U.S. statements last week echoed Turkish concerns and put the two countries in an alignment against the Assad offensive. Some in Washington considered it as a first step to calibrate Turkish-American relations in order to reach a coherent Syria policy that can maintain a working relationship.
True or not, U.S. warnings helped Turkey's case in Sochi, as Putin had to consider possible U.S. repercussions along with Turkish resistance.
Instead of caving in, Erdoğan last week sent reinforcements to 12 Turkish outposts in the province and provided ammunition and heavy weapons to moderate opposition groups.
In a way, the new Idlib deal to create a demilitarized zone has become a win-win solution for everyone involved in the Syrian civil war. Russians secured their bases in Latakia along with the highway leading to Aleppo, Turkey met its promise to protect civilians and opposition groups, and U.S. officials preserved the area from Iranian influence.
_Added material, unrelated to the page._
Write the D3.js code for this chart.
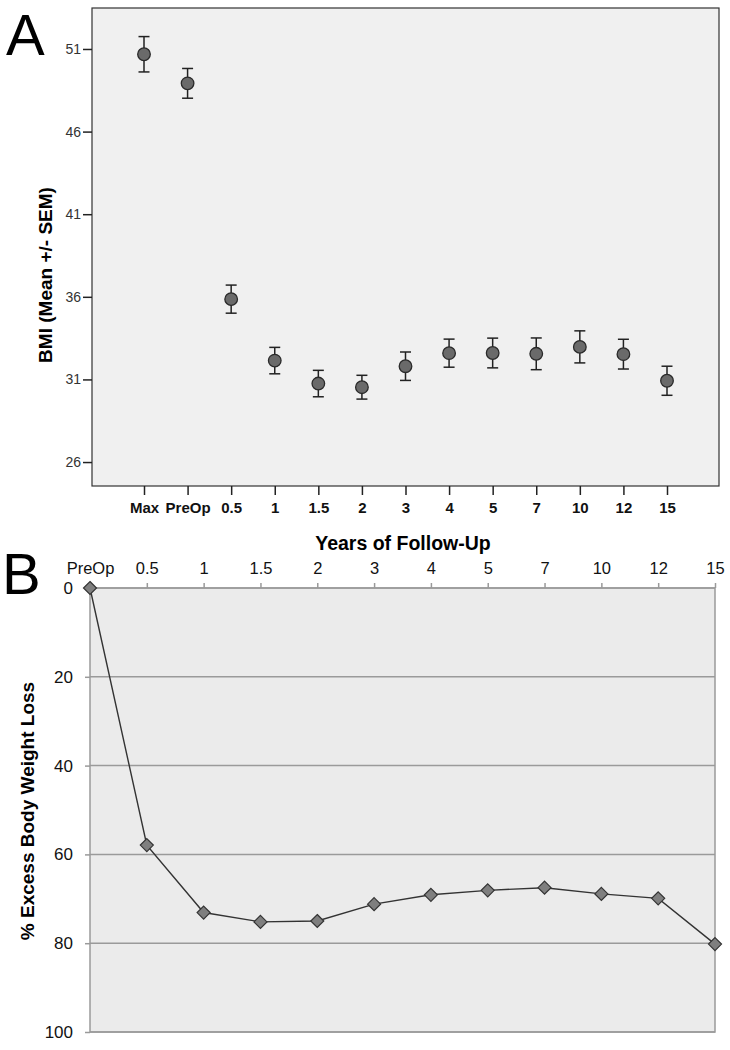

U.S. officials continue to point out the need to remove al-Qaida franchise terror groups such as Hayat Tahrir al-Sham (HTS) or Nusra Front from the theater, but also recognize the risks associated with active warfare in a civilian-congested territory.
A military campaign "does no good for the long term of Syria because all it does is continue to add to the human suffering," Defense Intelligence Agency Director, Lt. Gen. Robert Ashley, told an audience in Washington on Monday. "We want to see the factions and the different parties come together to be able to start to look at a way we can start setting peace and start working to a sense of normalcy."